Nissa notices the nightmares first, perhaps because her room is closest to Jace's. She can't count the number of times she's woken up to soft, desperate sounds from inside his rooms in the middle of the night. She wakes him a couple of times, sits with him until he falls back asleep, but it makes her droopy and sleepy during the day, and Gideon notices.

He calls an emergency meeting of the Gatewatch, which actually means himself, Chandra, Nissa, and Lavinia. (Gideon still doesn't trust Liliana, and he's seen some of the conversations she has with Jace, the mind mage's voice laden with stress and panic and a desperate bitterness that he tries to hide.) "Nissa," he says patiently, "you can't be the only one to help him deal with this. This is a matter for all of us."

Lavinia sets up schedules for each night of the week. She's already observed Jace's sleeping habits, and she knows when the likely trouble days and trouble hours are. It turns out he's almost always all right on Thursdays, but Fridays are generally bad. Wednesdays he has so much paperwork that he rarely sleeps at all, which might be why he sleeps so soundly on Thursdays.

Chandra makes a game out of it, creeping around his quarters in a manner that is far too obviously sneaky to be innocuous. They discover, at the cost of a smashed glass and everyone being woken by the resultant screaming, that using fire to wake Jace up is not ideal. Chandra starts using a wet rag instead. ("Sorry," Jace says evasively when asked, shifting his cloak uneasily on his shoulders. "I had a run-in with a pyromancer once. It wasn't good.")

Lavinia, to everyone's surprise, is the best at waking him, saying his name crisply, but putting a light hand on his. He always wakes up right away when she does, sighing sleepily, smiles in embarrassment and mutters, "Sorry," before turning over to go back to sleep.

"STOP APOLOGIZING!" Chandra yells at Jace one afternoon, and he opens his mouth, forms, "Sor–" and stops in confusion. Gideon laughs, one large hand hovering over Jace's shoulder, and Jace tentatively stretches up, closing the distance between them. "Thanks," he mutters, staring at his matching blue shoes.

Nissa brings plants and fresh air, not touching him to waken him but somehow doing it anyway, brushing his hair and cheeks with vines. At first he shies away, but he gets used to it eventually, until he can wake up, shake his head ruefully, and smile at her.

Three weeks after the Gatewatch starts tacitly looking out for him, Gideon wakes up at midnight to realize he hasn't heard the usual desperate noises from Jace's room. Concerned, he heads over immediately, only to find the door slightly ajar. He pushes the door open and peers inside, only to discover that Jace's bed is overfull–Jace is curled into one corner, knees drawn up to his chest, and behind him, one arm sprawled across his chest, is a man in Izzet colors that Gideon thinks he should recognize, but doesn't immediately.

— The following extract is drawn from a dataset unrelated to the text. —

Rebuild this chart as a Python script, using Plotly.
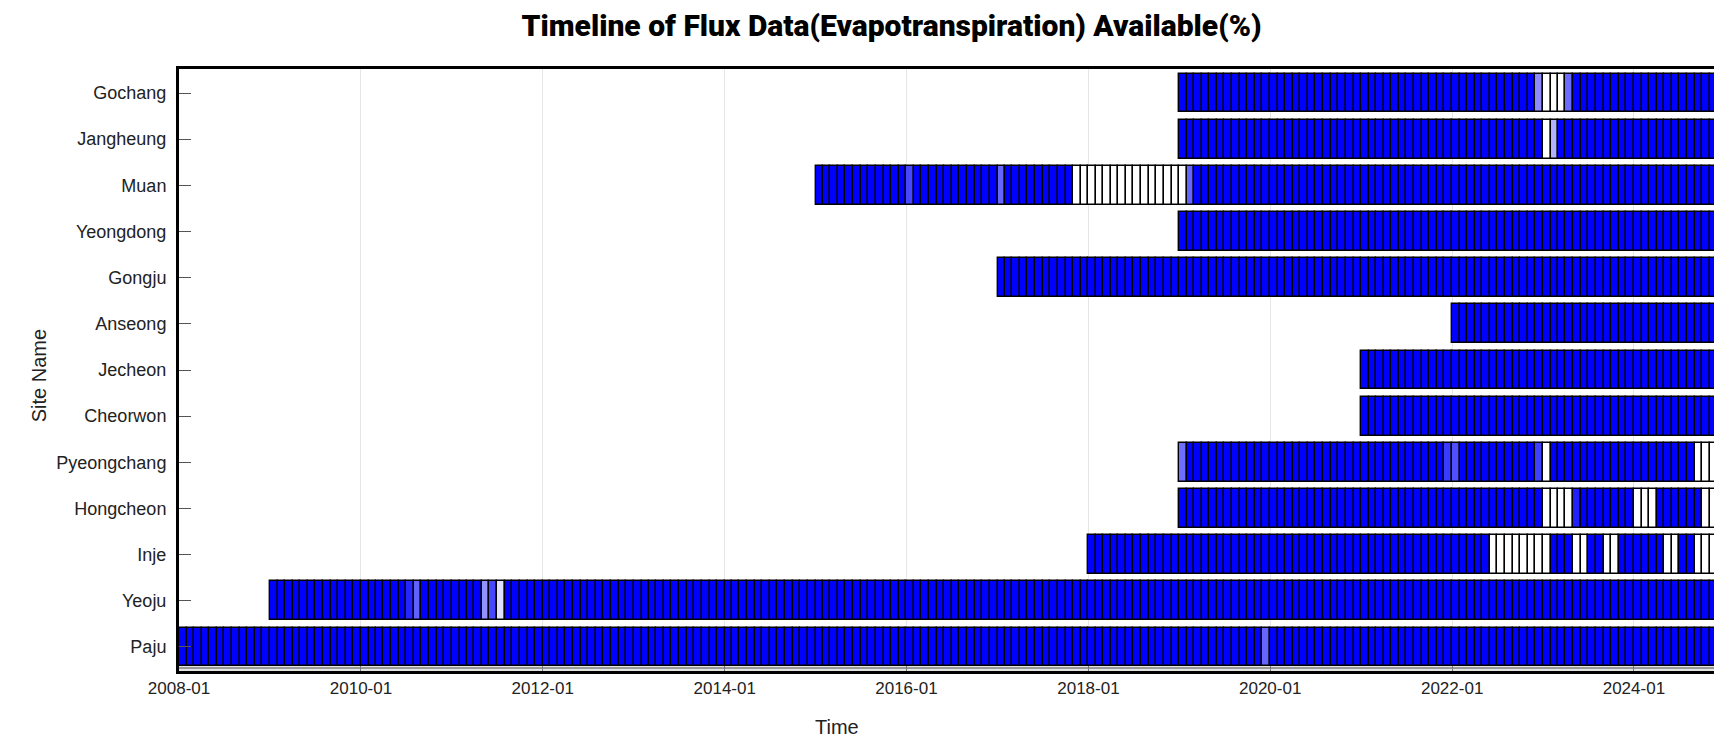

The Izzet recently had quite a success, Gideon remembers; for the past month or so, almost none of the mages have been seen outside of Nivix, as the jealous eye of Niv has kept them all locked up and busy on some project Gideon knows nothing about, but has heard Jace complain about several times. Now he knows why.

At the creak of the door, Ral Zarek looks up and scowls, putting a finger to his lips. Gideon just nods and smiles and closes the door.

One more person looking out for Jace is definitely okay in his book. He makes a note to get Lavinia to add Ral to the schedule.